Reduction of serum levels of cholesterol and triglycerides is one the main goals of PI-sparing regimens. Previous studies of triglyceride levels have yielded conflicting results, and the data in these studies were collected during the first year of treatment. In our study, a dramatic decrease in serum triglyceride levels, without the aid of concomitant lipid-lowering drugs, was observed both in short- and long-term follow-up. The major decrease of serum triglyceride levels was achieved after 2 years of nevirapine therapy, with a mild increase at 3 years. However, as shown by others, patients with exceedingly high baseline triglyceride values (>1000 mg/dL), despite an initial improvement, never did achieve normal values. This observation seems to be important for the future design of long-term HAART therapies, particularly for young patients who are expected to receive treatment for life.
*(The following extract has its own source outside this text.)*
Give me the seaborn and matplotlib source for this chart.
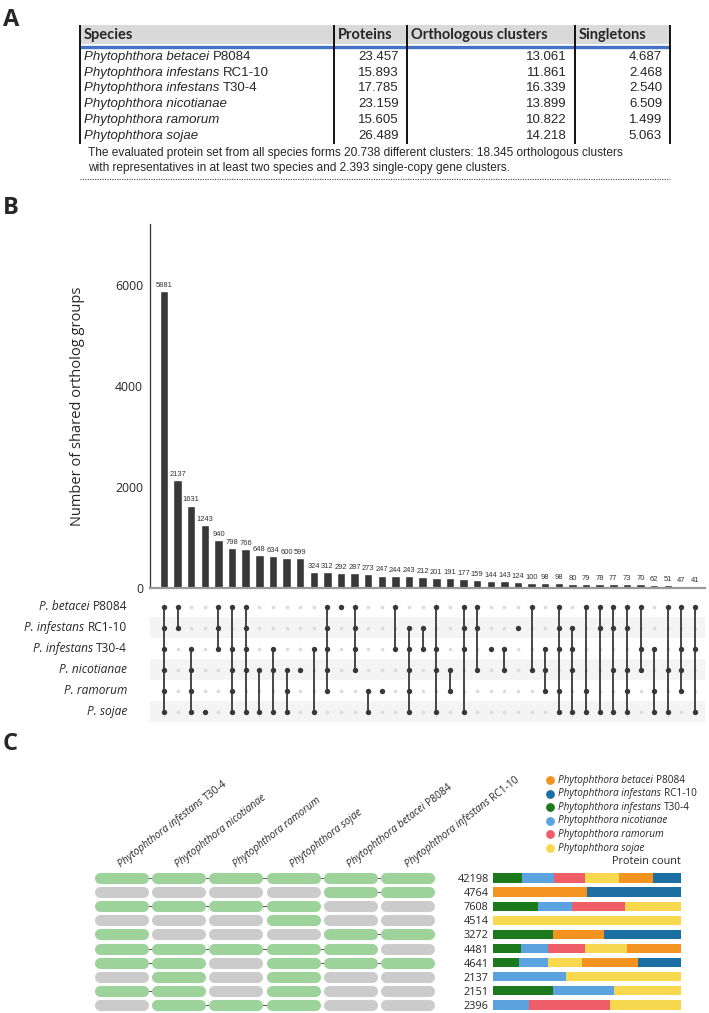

Like others, we also found a significant decrease in the total cholesterol levels 1, 2, and 3 years after the regimen switch. The major decrease after 1 year was followed by a slight to moderate increase in serum cholesterol levels during the subsequent months. Unfortunately, we did not obtain information about high- and low-density lipoprotein cholesterol levels, but this observation suggests that hyperlipidemic patients switching to nevirapine-based regimens would possibly benefit from adding cholesterol-lowering drugs. These results agreed with a recently published meta-analysis of simplified antiretroviral regimens, which showed that normalization of abnormalities in blood lipids as a result of PI intake after simplification with nonnucleoside reverse-transcriptase inhibitors is not consistently achieved.
To date, there have been no conclusive data addressing possible benefits of PI-sparing regimens for improvement of lipodystrophy. Unfortunately, physical changes related to lipodystrophy could not be quantitatively assessed in this study.
Hepatotoxicity is by far the most serious side effect associated with nevirapine use, and cases of life-threatening hepatitis and acute hepatic failure requiring liver transplantation have been reported. Minor elevations of hepatic enzyme levels are commonly found, but acute icteric hepatitis is rarely seen. In this study, 5 patients (4.5%) had silent significant elevations of liver enzyme levels, and 2 patients (1.8%) developed acute icteric hepatitis associated with nevirapine—findings that correlate well with most studies. It has been shown that hepatic damage is more common in patients with concomitant hepatitis B or C infection, and the safety of nevirapine therapy in these patients has not yet been fully established. In this study, hepatotoxicity was also significantly associated with hepatitis C coinfection. It is of clinical importance that nevirapine-associated hepatotoxicity occurs within the first year, and it occurs even more during the first 12 weeks of therapy in most instances; however, cases may occasionally occur afterward.
In summary, switching PIs to nevirapine is an effective strategy for maintaining long-term virological and immunological control in HIV-infected patients. Significant benefits from lowering triglyceride and cholesterol serum levels can be expected. However, total restoration of normal serum lipids is not achieved after the switch, suggesting that lipid-lowering therapy might also be needed in selected patients.